What are the big issues facing the UK manufacturing sector at the moment, and why are they causing such headaches?
Supply chain cyber risk has significantly increased with several high-profile cyber attacks hitting the media over the past few months. The global pandemic has really brought the fragility of our supply chains into focus, and whilst this has been compounded by other issues such as Brexit and a shortage of raw materials, it has also been seen by cyber criminals as a good opportunity to target weak links in supply chains. This comes at a time when they are already stretched to cause maximum impact and thereby increase the likelihood of payment on ransomware.
The pandemic has pushed the issue of cyber security up the agenda. How does cyber security impact manufacturing?

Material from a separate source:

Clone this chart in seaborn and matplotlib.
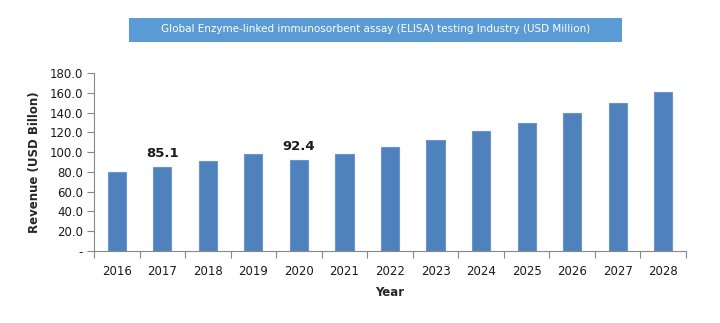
import matplotlib
matplotlib.use("Agg")
import matplotlib.pyplot as plt
from matplotlib.patches import Rectangle
from matplotlib.ticker import FixedLocator, FuncFormatter
import seaborn as sns
import pandas as pd

years = ["2016", "2017", "2018", "2019", "2020", "2021", "2022",
         "2023", "2024", "2025", "2026", "2027", "2028"]
revenue = [80.0, 85.1, 91.2, 97.6, 92.4, 97.7, 105.4,
           112.1, 121.0, 129.6, 139.2, 150.0, 160.9]
labeled = {"2017": "85.1", "2020": "92.4"}
title = "Global Enzyme-linked immunosorbent assay (ELISA) testing Industry (USD Million)"

sns.set_style("white")
plt.rcParams["font.family"] = ["DejaVu Sans"]

df = pd.DataFrame({"Year": years, "Revenue": revenue})

fig = plt.figure(figsize=(7.2, 3.23), dpi=100)
ax = fig.add_axes([94 / 720, 1 - 251 / 323, (686 - 94) / 720, (251 - 73) / 323])

sns.barplot(data=df, x="Year", y="Revenue", ax=ax, width=0.4,
            color="#4F81BD", saturation=1, edgecolor="#6A96CC", linewidth=0.8)

ax.set_ylim(0, 180)
ax.set_xlim(-0.5, len(years) - 0.5)
ax.yaxis.set_major_locator(FixedLocator(range(0, 181, 20)))
ax.yaxis.set_major_formatter(FuncFormatter(lambda v, p: "-" if v == 0 else f"{v:.1f}"))

# tick marks at category boundaries
ax.set_xticks([i - 0.5 for i in range(len(years) + 1)], minor=True)
ax.tick_params(axis="x", which="minor", bottom=True, length=5, width=0.8,
               color="#888888", direction="out")
ax.tick_params(axis="x", which="major", bottom=True, length=0, pad=10,
               labelsize=8.5, labelcolor="#1a1a1a")
ax.tick_params(axis="y", which="major", left=True, length=5, width=0.8, color="#888888",
               direction="out", labelsize=8.5, labelcolor="#1a1a1a", pad=3)

for s in ["top", "right"]:
    ax.spines[s].set_visible(False)
for s in ["left", "bottom"]:
    ax.spines[s].set_color("#888888")
    ax.spines[s].set_linewidth(0.8)

ax.set_xlabel("Year", fontsize=8.5, fontweight="bold", labelpad=6)
ax.set_ylabel("Revenue (USD Billon)", fontsize=8.5, fontweight="bold", labelpad=6)

for i, (y, v) in enumerate(zip(years, revenue)):
    if y in labeled:
        ax.text(i, v + 7, labeled[y], ha="center", va="bottom",
                fontsize=9.5, fontweight="bold", color="#1a1a1a")

fig.patches.append(Rectangle((129 / 720, 1 - 42 / 323), (622 - 129) / 720, 24 / 323,
                             transform=fig.transFigure, facecolor="#5B9BD5",
                             edgecolor="none", zorder=0))
fig.text((129 + 622) / 2 / 720, 1 - 29 / 323, title, ha="center", va="center",
         color="white", fontsize=7.5)

fig.savefig("out.png", dpi=100, facecolor="white")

Manufacturing is at the heart of everyone's daily life; in the products we buy, the materials we use in our homes and offices or throughout the transport network. Manufacturers have been much slower to invest in Operational Technology (OT) cyber as it has always been seen as separate to IT and therefore not exposed to the same type of cyber risk. As manufacturing systems and environments are becoming more integrated via industry 4.0, migration / integration with cloud environments, digital transformation or by connected devices (IoT, smart products) the potential attack surface has increased significantly.
What do businesses need to be aware of and how can they prepare to build their cyber security defence and mitigate possible attacks?
There are several key areas to focus on when it comes to securing manufacturing environments:
Governance, roles and responsibilities and culture - is it clear who owns the OT cyber challenge, how it will be managed and controlled, how it will integrate to broader cyber and risk functions? Is there a cyber culture within manufacturing sites?
Asset knowledge - what OT assets do you have, where are they, what threats are they exposed to and how do you manage the risk/ threat to those assets? Monitoring and detection - can you detect malicious or unusual activity within the manufacturing environments? Incident response - if you have an incident in your manufacturing locations how will you respond?
Why are you looking forward to speaking at Subcon this year and what will visitors get from your session?
It is always great to talk with and meet people who are interested in cyber, especially in manufacturing as the challenge presented by securing OT cyber is significant. I am always happy to share my knowledge and insight from working with many different types of clients and believe that sharing good and bad experiences collectively is the best way to improve cyber security across the sector. I always aim to do this during my presentations and in any follow up discussions.
Tell us how it feels to be attending an in-person event again?
It will be fantastic to be able to attend an event in person - after such a long time these types of events will definitely have a huge amount of enthusiasm and energy and it will be great to share a room with industry peers to learn and share experiences once again.